At that time, the infant mortality rate in Bella Unión was 55 per 1,000 live births, compared to the national ratio of 15 per 1,000. And the average weight of children there was similar to that of children in some African countries.

The coverage of the situation in the area did not provoke any particular reaction from the Uruguayan government of the time, headed by the conservative Jorge Batlle (2000-2005), but civil society did respond. The town was quickly flooded with donations in an outpouring of solidarity from trade unions, schools and families all over the country.

The Las Láminas community used the donations to put together food baskets which were delivered regularly for one year to the homes of the girls and boys with the lowest weights. Thanks to this, infant mortality fell to 17 per 1,000 live births.

The second of the eight MDGs is to “ensure that all boys and girls complete a full course of primary schooling,” but in many parts of the developing South this is prevented by high levels of poverty.

Ninety percent of the children in Las Láminas are or have been undernourished, 99 percent suffer from anaemia and more than 90 percent are failing or have fallen behind in school.

“The problem is that children under the age of two who are undernourished suffer irreversible deficiency in growth and brain development, from which they cannot recover. By the time they are three, it is too late. Even if they do go to school, they will fail time and again,” Curbelo explained to IPS.

In response to the problem, in January the community of Las Láminas opened a children’s centre for early intervention, which looks after 25 preschool boys and girls who were premature or undernourished. They are given physiotherapy, food and medicine.

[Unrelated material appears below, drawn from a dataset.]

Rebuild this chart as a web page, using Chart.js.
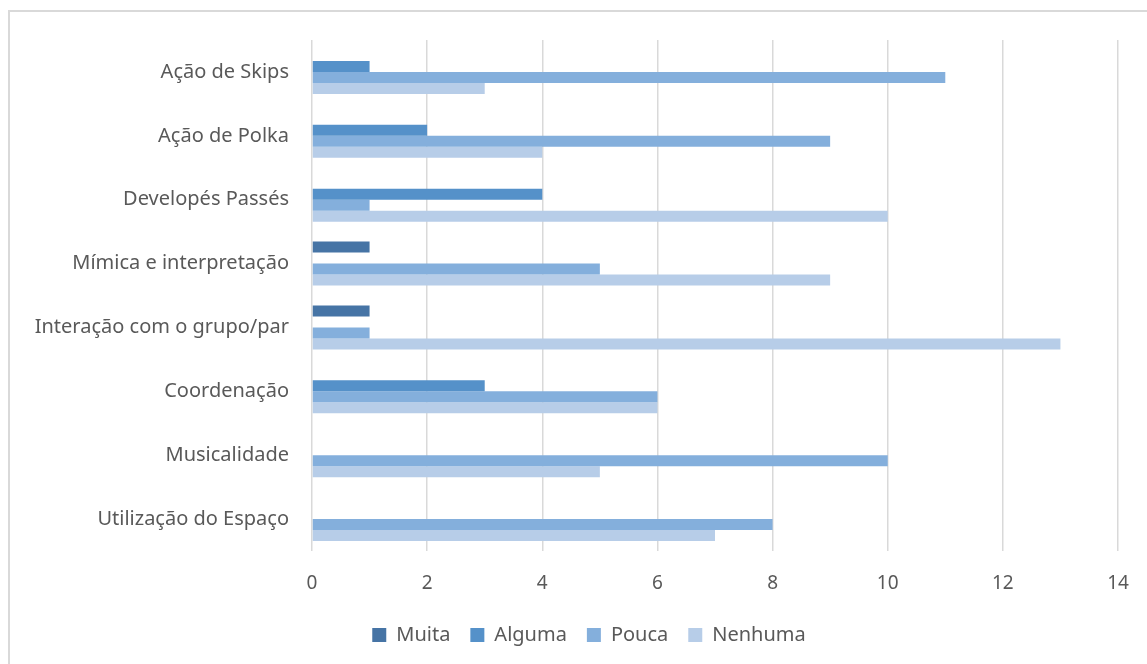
<!DOCTYPE html>
<html>
<head>
<meta charset="utf-8">
<script src="https://cdn.jsdelivr.net/npm/chart.js@4/dist/chart.umd.min.js"></script>
<style>
  html, body { margin: 0; padding: 0; background: #fff; }
  #wrap { position: relative; width: 1147px; height: 664px; overflow: hidden; }
  #frame { position: absolute; left: 8px; top: 10px; width: 1200px; height: 700px; border: 2px solid #d9d9d9; box-sizing: border-box; }
  canvas { position: absolute; left: 0; top: 0; }
</style>
</head>
<body>
<div id="wrap">
  <div id="frame"></div>
  <canvas id="c" width="1147" height="664"></canvas>
</div>
<script>
const categories = ["Ação de Skips", "Ação de Polka", "Developés Passés", "Mímica e interpretação", "Interação com o grupo/par", "Coordenação", "Musicalidade", "Utilização do Espaço"];
const muita   = [0, 0, 0, 1, 1, 0, 0, 0];
const alguma  = [1, 2, 4, 0, 0, 3, 0, 0];
const pouca   = [11, 9, 1, 5, 1, 6, 10, 8];
const nenhuma = [3, 4, 10, 9, 13, 6, 5, 7];
const seriesNames = ["Muita", "Alguma", "Pouca", "Nenhuma"];
const xTicks = [0, 2, 4, 6, 8, 10, 12, 14];

const colors = ["#4674a5", "#5591c9", "#84afdc", "#b7cde8"];
const font = "'Noto Sans', 'Open Sans', sans-serif";

const shiftLegend = {
  id: 'shiftLegend',
  afterLayout(chart) {
    if (chart.legend) {
      const dx = 589 - (chart.legend.left + chart.legend.right) / 2;
      chart.legend.left += dx; chart.legend.right += dx;
    }
  }
};

new Chart(document.getElementById('c'), {
  type: 'bar',
  plugins: [shiftLegend],
  data: {
    labels: categories,
    datasets: [muita, alguma, pouca, nenhuma].map((d, i) => ({
      label: seriesNames[i],
      data: d,
      backgroundColor: colors[i],
      borderWidth: 0,
      barPercentage: 1.0,
      categoryPercentage: 0.69
    }))
  },
  options: {
    indexAxis: 'y',
    responsive: false,
    animation: false,
    devicePixelRatio: 1,
    layout: { padding: { left: 10, right: 29, top: 40, bottom: 9 } },
    scales: {
      x: {
        min: 0, max: 14,
        afterBuildTicks: (s) => { s.ticks = xTicks.map(v => ({ value: v })); },
        afterFit: (s) => { s.height = 54; s.paddingRight = 10; s.paddingLeft = 10; },
        grid: { color: '#d9d9d9', lineWidth: 1.5, drawTicks: false },
        border: { display: false },
        ticks: { color: '#595959', font: { family: font, size: 19 }, padding: 21 }
      },
      y: {
        afterFit: (s) => { s.width = 302; },
        grid: { display: false, drawTicks: false },
        border: { display: false },
        ticks: { color: '#595959', font: { family: font, size: 20 }, padding: 23 }
      }
    },
    plugins: {
      legend: {
        position: 'bottom',
        labels: { color: '#595959', font: { family: font, size: 20 }, boxWidth: 14, boxHeight: 14, padding: 20 }
      },
      tooltip: { enabled: false }
    }
  }
});
</script>
</body>
</html>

The centre was built thanks to donations collected through a local television programme. The medicines are donated by a local hospital, and the nurses and doctors, including Curbelo, work there on an entirely voluntary basis.

Another MDG is to “reduce by three-quarters the maternal mortality rate.”

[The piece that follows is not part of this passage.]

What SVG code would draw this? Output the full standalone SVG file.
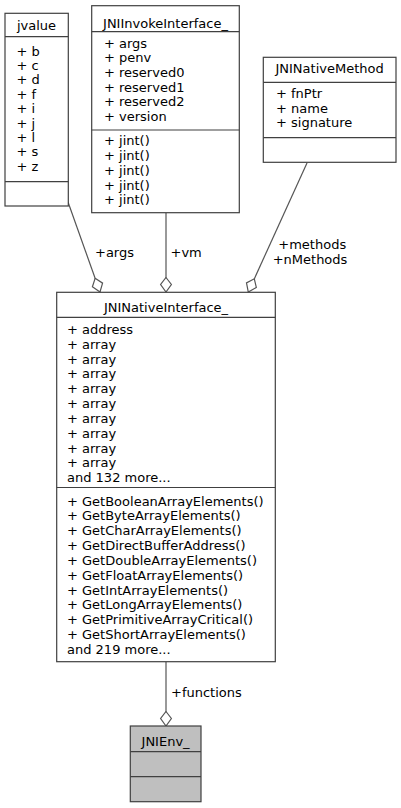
<svg xmlns="http://www.w3.org/2000/svg" width="401" height="808" viewBox="0 0 401 808">
<style>
text{font-family:"DejaVu Sans","Liberation Sans",sans-serif;font-size:13px;fill:#000}
.c{text-anchor:middle}
.box{fill:#fff;stroke:#404040;stroke-width:1.2}
.gray{fill:#bfbfbf}
.sep{stroke:#404040;stroke-width:1.2}
.edge{fill:none;stroke:#555;stroke-width:1.2}
</style>
<defs>
<marker id="odia" markerUnits="userSpaceOnUse" markerWidth="18" markerHeight="14" refX="15" refY="6" orient="auto" viewBox="0 0 18 12">
<path d="M0.5,6 L7.5,0.6 L15,6 L7.5,11.4 Z" fill="#fff" stroke="#555" stroke-width="1.2"/>
</marker>
</defs>
<rect width="401" height="808" fill="#fff"/>
<g id="edges">
<path class="edge" d="M68,202 L100,292" marker-end="url(#odia)"/>
<path class="edge" d="M166,213 L166,292" marker-end="url(#odia)"/>
<path class="edge" d="M307,163 L248.3,292" marker-end="url(#odia)"/>
<path class="edge" d="M166,662 L166,726" marker-end="url(#odia)"/>
<text x="95" y="256.5">+args</text>
<text x="170.5" y="256.5">+vm</text>
<text x="278.3" y="248.8">+methods</text>
<text x="272.7" y="264.2">+nMethods</text>
<text x="171" y="696.5">+functions</text>
</g>
<g id="jvalue">
<rect class="box" x="5" y="13.3" width="63.3" height="192.7"/>
<line class="sep" x1="5" y1="36.7" x2="68.3" y2="36.7"/>
<line class="sep" x1="5" y1="181.7" x2="68.3" y2="181.7"/>
<text class="c" x="36.5" y="29.5">jvalue</text>
<text x="16.5" y="55.5">+ b</text>
<text x="16.5" y="69.9">+ c</text>
<text x="16.5" y="84.3">+ d</text>
<text x="16.5" y="98.7">+ f</text>
<text x="16.5" y="113.1">+ i</text>
<text x="16.5" y="127.5">+ j</text>
<text x="16.5" y="141.9">+ l</text>
<text x="16.5" y="156.3">+ s</text>
<text x="16.5" y="170.7">+ z</text>
</g>
<g id="JNIInvokeInterface_">
<rect class="box" x="91.7" y="5.7" width="147.6" height="207"/>
<line class="sep" x1="91.7" y1="31.7" x2="239.3" y2="31.7"/>
<line class="sep" x1="91.7" y1="130" x2="239.3" y2="130"/>
<text class="c" x="165.5" y="27.5">JNIInvokeInterface_</text>
<text x="104" y="47.5">+ args</text>
<text x="104" y="62.2">+ penv</text>
<text x="104" y="76.9">+ reserved0</text>
<text x="104" y="91.6">+ reserved1</text>
<text x="104" y="106.3">+ reserved2</text>
<text x="104" y="121">+ version</text>
<text x="104" y="145.2">+ jint()</text>
<text x="104" y="160">+ jint()</text>
<text x="104" y="174.8">+ jint()</text>
<text x="104" y="189.6">+ jint()</text>
<text x="104" y="204.4">+ jint()</text>
</g>
<g id="JNINativeMethod">
<rect class="box" x="263.3" y="57.3" width="132.7" height="105"/>
<line class="sep" x1="263.3" y1="82.3" x2="396" y2="82.3"/>
<line class="sep" x1="263.3" y1="137.7" x2="396" y2="137.7"/>
<text class="c" x="329.6" y="72.8">JNINativeMethod</text>
<text x="276" y="97.8">+ fnPtr</text>
<text x="276" y="112.8">+ name</text>
<text x="276" y="127.2">+ signature</text>
</g>
<g id="JNINativeInterface_">
<rect class="box" x="56.7" y="292.3" width="218.6" height="369.4"/>
<line class="sep" x1="56.7" y1="317.3" x2="275.3" y2="317.3"/>
<line class="sep" x1="56.7" y1="487.5" x2="275.3" y2="487.5"/>
<text class="c" x="166" y="312">JNINativeInterface_</text>
<text x="67" y="333.8">+ address</text>
<text x="67" y="348.6">+ array</text>
<text x="67" y="363.5">+ array</text>
<text x="67" y="378.3">+ array</text>
<text x="67" y="393.2">+ array</text>
<text x="67" y="408">+ array</text>
<text x="67" y="422.8">+ array</text>
<text x="67" y="437.7">+ array</text>
<text x="67" y="452.5">+ array</text>
<text x="67" y="467.4">+ array</text>
<text x="67" y="482.2">and 132 more...</text>
<text x="67" y="505.5">+ GetBooleanArrayElements()</text>
<text x="67" y="520.3">+ GetByteArrayElements()</text>
<text x="67" y="535.2">+ GetCharArrayElements()</text>
<text x="67" y="550">+ GetDirectBufferAddress()</text>
<text x="67" y="564.8">+ GetDoubleArrayElements()</text>
<text x="67" y="579.7">+ GetFloatArrayElements()</text>
<text x="67" y="594.5">+ GetIntArrayElements()</text>
<text x="67" y="609.3">+ GetLongArrayElements()</text>
<text x="67" y="624.1">+ GetPrimitiveArrayCritical()</text>
<text x="67" y="639">+ GetShortArrayElements()</text>
<text x="67" y="653.8">and 219 more...</text>
</g>
<g id="JNIEnv_">
<rect class="box gray" x="130.3" y="726" width="70.7" height="75.7"/>
<line class="sep" x1="130.3" y1="751.7" x2="201" y2="751.7"/>
<line class="sep" x1="130.3" y1="776.7" x2="201" y2="776.7"/>
<text class="c" x="165.6" y="746.2">JNIEnv_</text>
</g>
</svg>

Last week the people of Las Láminas opened a clinic in coordination with the ministry of Public Health, with funds donated by Uruguayans living abroad. Soon they will have a gynaecologist to care for the large number of teenage mothers in the neighbourhood. A series of talks is also planned, to provide information on preventing unwanted pregnancies.

Objective number 11 of the MDGs is to “achieve significant improvement in the lives of at least 100 million slum dwellers, by 2020.”

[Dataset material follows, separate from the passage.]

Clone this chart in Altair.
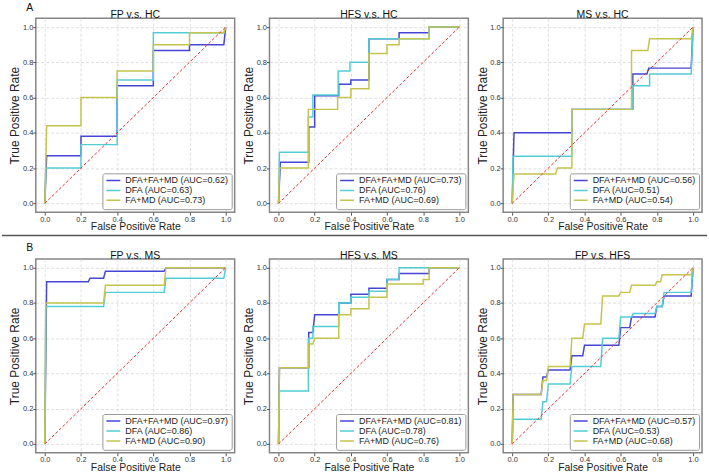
import altair as alt
import pandas as pd

# ---- ROC curve vertices (false positive rate / true positive rate) ----
# FP v.s. HC
fp_hc_all_x = [0, 0.01, 0.2, 0.2, 0.4, 0.4, 0.6, 0.6, 0.8, 0.8, 0.99, 1.0]
fp_hc_all_y = [0, 0.27, 0.27, 0.38, 0.38, 0.667, 0.667, 0.867, 0.867, 0.9, 0.9, 1.0]
fp_hc_dfa_x = [0, 0.005, 0.2, 0.2, 0.4, 0.4, 0.6, 0.6, 0.99, 1.0]
fp_hc_dfa_y = [0, 0.2, 0.2, 0.333, 0.333, 0.7, 0.7, 0.967, 0.967, 1.0]
fp_hc_famd_x = [0, 0.01, 0.2, 0.2, 0.4, 0.4, 0.6, 0.6, 0.8, 0.8, 0.99, 1.0]
fp_hc_famd_y = [0, 0.44, 0.44, 0.6, 0.6, 0.75, 0.75, 0.9, 0.9, 0.967, 0.967, 1.0]

# HFS v.s. HC
hfs_hc_all_x = [0, 0.01, 0.167, 0.167, 0.2, 0.2, 0.333, 0.333, 0.4, 0.4, 0.5, 0.5, 0.667, 0.667, 0.833, 0.833, 1.0]
hfs_hc_all_y = [0, 0.233, 0.233, 0.433, 0.433, 0.61, 0.61, 0.675, 0.675, 0.7, 0.7, 0.933, 0.933, 0.967, 0.967, 1.0, 1.0]
hfs_hc_dfa_x = [0, 0.005, 0.165, 0.165, 0.19, 0.19, 0.33, 0.33, 0.395, 0.395, 0.5, 0.5, 0.833, 0.833, 1.0]
hfs_hc_dfa_y = [0, 0.29, 0.29, 0.49, 0.49, 0.615, 0.615, 0.75, 0.75, 0.8, 0.8, 0.933, 0.933, 1.0, 1.0]
hfs_hc_famd_x = [0, 0.005, 0.165, 0.165, 0.327, 0.327, 0.4, 0.4, 0.5, 0.5, 0.6, 0.6, 0.667, 0.667, 0.833, 0.833, 1.0]
hfs_hc_famd_y = [0, 0.2, 0.2, 0.533, 0.533, 0.6, 0.6, 0.65, 0.65, 0.85, 0.85, 0.9, 0.9, 0.933, 0.933, 1.0, 1.0]

# MS v.s. HC
ms_hc_all_x = [0, 0.01, 0.33, 0.33, 0.667, 0.667, 0.745, 0.755, 0.99, 1.0]
ms_hc_all_y = [0, 0.4, 0.4, 0.533, 0.533, 0.733, 0.733, 0.767, 0.767, 1.0]
ms_hc_dfa_x = [0, 0.005, 0.33, 0.33, 0.667, 0.667, 0.76, 0.76, 0.99, 1.0]
ms_hc_dfa_y = [0, 0.267, 0.267, 0.533, 0.533, 0.667, 0.667, 0.733, 0.733, 1.0]
ms_hc_famd_x = [0, 0.01, 0.24, 0.25, 0.33, 0.33, 0.66, 0.66, 0.75, 0.76, 0.99, 1.0]
ms_hc_famd_y = [0, 0.167, 0.167, 0.2, 0.2, 0.533, 0.533, 0.867, 0.867, 0.933, 0.933, 1.0]

# FP v.s. MS
fp_ms_all_x = [0, 0.01, 0.24, 0.25, 0.325, 0.335, 0.66, 0.67, 1.0]
fp_ms_all_y = [0, 0.92, 0.92, 0.94, 0.94, 0.98, 0.98, 1.0, 1.0]
fp_ms_dfa_x = [0, 0.005, 0.325, 0.335, 0.66, 0.67, 0.99, 1.0]
fp_ms_dfa_y = [0, 0.78, 0.78, 0.86, 0.86, 0.94, 0.94, 1.0]
fp_ms_famd_x = [0, 0.005, 0.325, 0.335, 0.66, 0.67, 1.0]
fp_ms_famd_y = [0, 0.8, 0.8, 0.9, 0.9, 1.0, 1.0]

# HFS v.s. MS
hfs_ms_all_x = [0, 0.005, 0.167, 0.167, 0.19, 0.2, 0.333, 0.333, 0.4, 0.4, 0.5, 0.5, 0.6, 0.6, 0.667, 0.667, 0.833, 0.833, 1.0]
hfs_ms_all_y = [0, 0.433, 0.433, 0.633, 0.633, 0.733, 0.733, 0.8, 0.8, 0.85, 0.85, 0.883, 0.883, 0.933, 0.933, 0.967, 0.967, 1.0, 1.0]
hfs_ms_dfa_x = [0, 0.005, 0.165, 0.165, 0.19, 0.19, 0.333, 0.333, 0.4, 0.4, 0.5, 0.5, 0.6, 0.6, 0.667, 0.667, 1.0]
hfs_ms_dfa_y = [0, 0.3, 0.3, 0.6, 0.6, 0.667, 0.667, 0.8, 0.8, 0.833, 0.833, 0.867, 0.867, 0.933, 0.933, 1.0, 1.0]
hfs_ms_famd_x = [0, 0.005, 0.165, 0.165, 0.19, 0.2, 0.333, 0.333, 0.4, 0.4, 0.5, 0.5, 0.6, 0.6, 0.8, 0.8, 0.833, 0.833, 1.0]
hfs_ms_famd_y = [0, 0.433, 0.433, 0.567, 0.567, 0.6, 0.6, 0.733, 0.733, 0.767, 0.767, 0.833, 0.833, 0.907, 0.907, 0.933, 0.933, 1.0, 1.0]

# FP v.s. HFS
fp_hfs_all_x = [0, 0.005, 0.16, 0.17, 0.19, 0.2, 0.32, 0.33, 0.39, 0.4, 0.59, 0.6, 0.65, 0.66, 0.79, 0.8, 0.83, 0.84, 0.99, 1.0]
fp_hfs_all_y = [0, 0.28, 0.28, 0.38, 0.38, 0.42, 0.42, 0.5, 0.5, 0.56, 0.56, 0.66, 0.66, 0.72, 0.72, 0.78, 0.78, 0.84, 0.84, 1.0]
fp_hfs_dfa_x = [0, 0.005, 0.16, 0.17, 0.19, 0.2, 0.32, 0.33, 0.49, 0.5, 0.59, 0.6, 0.66, 0.67, 0.79, 0.8, 0.83, 0.84, 0.99, 1.0]
fp_hfs_dfa_y = [0, 0.14, 0.14, 0.24, 0.24, 0.34, 0.34, 0.44, 0.44, 0.6, 0.6, 0.72, 0.72, 0.74, 0.74, 0.78, 0.78, 0.86, 0.86, 1.0]
fp_hfs_famd_x = [0, 0.005, 0.16, 0.17, 0.19, 0.2, 0.32, 0.33, 0.39, 0.4, 0.49, 0.5, 0.59, 0.6, 0.65, 0.66, 0.79, 0.8, 0.82, 0.83, 0.99, 1.0]
fp_hfs_famd_y = [0, 0.28, 0.28, 0.36, 0.36, 0.44, 0.44, 0.6, 0.6, 0.68, 0.68, 0.84, 0.84, 0.86, 0.86, 0.9, 0.9, 0.92, 0.92, 0.96, 0.96, 1.0]

# ---- panel titles, model names, AUC values ----
panel_titles = ["FP v.s. HC", "HFS v.s. HC", "MS v.s. HC", "FP v.s. MS", "HFS v.s. MS", "FP v.s. HFS"]
model_names = ["DFA+FA+MD", "DFA", "FA+MD"]
auc_values = [
    [0.62, 0.63, 0.73],
    [0.73, 0.76, 0.69],
    [0.56, 0.51, 0.54],
    [0.97, 0.86, 0.90],
    [0.81, 0.78, 0.76],
    [0.57, 0.53, 0.68],
]
model_colors = ["#4646d6", "#52cdd6", "#c4c44e"]

curves = [
    [(fp_hc_all_x, fp_hc_all_y), (fp_hc_dfa_x, fp_hc_dfa_y), (fp_hc_famd_x, fp_hc_famd_y)],
    [(hfs_hc_all_x, hfs_hc_all_y), (hfs_hc_dfa_x, hfs_hc_dfa_y), (hfs_hc_famd_x, hfs_hc_famd_y)],
    [(ms_hc_all_x, ms_hc_all_y), (ms_hc_dfa_x, ms_hc_dfa_y), (ms_hc_famd_x, ms_hc_famd_y)],
    [(fp_ms_all_x, fp_ms_all_y), (fp_ms_dfa_x, fp_ms_dfa_y), (fp_ms_famd_x, fp_ms_famd_y)],
    [(hfs_ms_all_x, hfs_ms_all_y), (hfs_ms_dfa_x, hfs_ms_dfa_y), (hfs_ms_famd_x, hfs_ms_famd_y)],
    [(fp_hfs_all_x, fp_hfs_all_y), (fp_hfs_dfa_x, fp_hfs_dfa_y), (fp_hfs_famd_x, fp_hfs_famd_y)],
]

chance_line = pd.DataFrame({"fpr": [0.0, 1.0], "tpr": [0.0, 1.0]})
tick_values = [0, 0.2, 0.4, 0.6, 0.8, 1.0]
FONT = "Liberation Sans"
PW, PH = 200, 195

x_scale = alt.Scale(domain=[-0.05, 1.05], nice=False, zero=False)
y_scale = alt.Scale(domain=[-0.05, 1.05], nice=False, zero=False)


def roc_panel(i, panel_tag=None, divider=False):
    labels = [f"{m} (AUC={a:.2f})" for m, a in zip(model_names, auc_values[i])]
    color = alt.Color(
        "model:N",
        scale=alt.Scale(domain=labels, range=model_colors),
        legend=alt.Legend(
            title=None,
            orient="bottom-right",
            offset=3,
            padding=3,
            symbolType="stroke",
            symbolSize=196,
            symbolStrokeWidth=1.5,
            labelFontSize=9,
            labelFont=FONT,
            labelColor="#222222",
            labelOffset=4,
            clipHeight=8.3,
            rowPadding=-3,
        ),
    )
    x = alt.X("fpr:Q", scale=x_scale,
              axis=alt.Axis(title="False Positive Rate", values=tick_values, format=".1f"))
    y = alt.Y("tpr:Q", scale=y_scale,
              axis=alt.Axis(title="True Positive Rate", values=tick_values, format=".1f"))

    layers = []
    for k, (xs, ys) in enumerate(curves[i]):
        d = pd.DataFrame({"fpr": xs, "tpr": ys, "model": labels[k], "step": range(len(xs))})
        layers.append(
            alt.Chart(d).mark_line(strokeWidth=1.5).encode(
                x=x, y=y, color=color, order="step:Q"
            )
        )
    layers.append(
        alt.Chart(chance_line).mark_line(color="#ee2b2b", strokeWidth=1, strokeDash=[3, 2]).encode(
            x=x, y=y
        )
    )
    title = alt.TitleParams(panel_titles[i], dy=3)
    if panel_tag:
        layers.append(
            alt.Chart(pd.DataFrame({"tag": [panel_tag]})).mark_text(
                font=FONT, fontSize=10.5, align="center", baseline="middle", color="#111111"
            ).encode(text="tag:N", x=alt.value(-6), y=alt.value(-10.5))
        )
        # the row tag sits above the panel title's baseline, so pull the title back down
        title = alt.TitleParams(panel_titles[i], dy=18.5)
    if divider:
        layers.append(
            alt.Chart(pd.DataFrame({"v": [0]})).mark_rule(color="#555555", strokeWidth=1.5).encode(
                x=alt.value(-34), x2=alt.value(675), y=alt.value(218.5)
            )
        )
    return alt.layer(*layers).properties(width=PW, height=PH, title=title)


panels = [
    roc_panel(0, "A", divider=True), roc_panel(1), roc_panel(2),
    roc_panel(3, "B"), roc_panel(4), roc_panel(5),
]

chart = (
    alt.concat(*panels, columns=3, spacing={"row": 47, "column": 35}, bounds="flush")
    .resolve_scale(color="independent")
    .properties(padding={"left": 0, "top": 0, "right": 0, "bottom": 0}, background="white")
    .configure_view(stroke="#858585", strokeWidth=1.5)
    .configure_axis(
        domain=False,
        grid=True,
        gridColor="#d6d6d6",
        gridDash=[3, 2],
        gridWidth=0.8,
        tickColor="#555555",
        tickSize=3,
        labelFont=FONT,
        labelFontSize=7.5,
        labelColor="#333333",
        labelPadding=0,
        titleFont=FONT,
        titleFontWeight="normal",
        titleColor="#222222",
    )
    .configure_axisX(titleFontSize=10.5, titlePadding=-1)
    .configure_axisY(titleFontSize=12, titlePadding=0.5)
    .configure_title(font=FONT, fontSize=10.5, fontWeight="normal", color="#111111", offset=0.5)
    .configure_legend(strokeColor="#9a9a9a", fillColor="white", cornerRadius=2)
)

chart.save("out.html", embed_options={"renderer": "svg", "actions": False})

In Las Láminas, housing and access to water and electricity are still major problems. “The government offered to relocate the residents, but they want to go on living here,” Curbelo said.

There are a total of 153,000 Uruguayans living in 412 informal settlements, 300 of which are on the outskirts of Montevideo, according to the latest figures from the National Institute of Statistics, dating from 1998.

There are other examples of individual efforts to fight poverty in this country, such as the experience of cooperative working and living in the self-managing Community of the South, founded in 1955.

The group of six families collectively own 17 hectares just outside of Montevideo, cultivate the land together and sell their excess produce, with the proceeds channeled back into the community.

They solved their housing problem on their own through mutual solidarity, building their houses with wood, mud bricks and straw, Rubén Prieto, a member of the community, told IPS.

Work is divided among the members: some take charge of the cooking and cleaning, others do the farming, while others run the community preschool and teach farming skills to the young.

In Prieto’s view, the biggest challenge in the fight against poverty is bringing about a change in mentality.

“A personal transformation is necessary, to be able to be self-sustaining and create relationships of solidarity, in the midst of a society that teaches each one to fight for his or her own interests. A more cooperative vision and a special sensitivity are needed,” he said.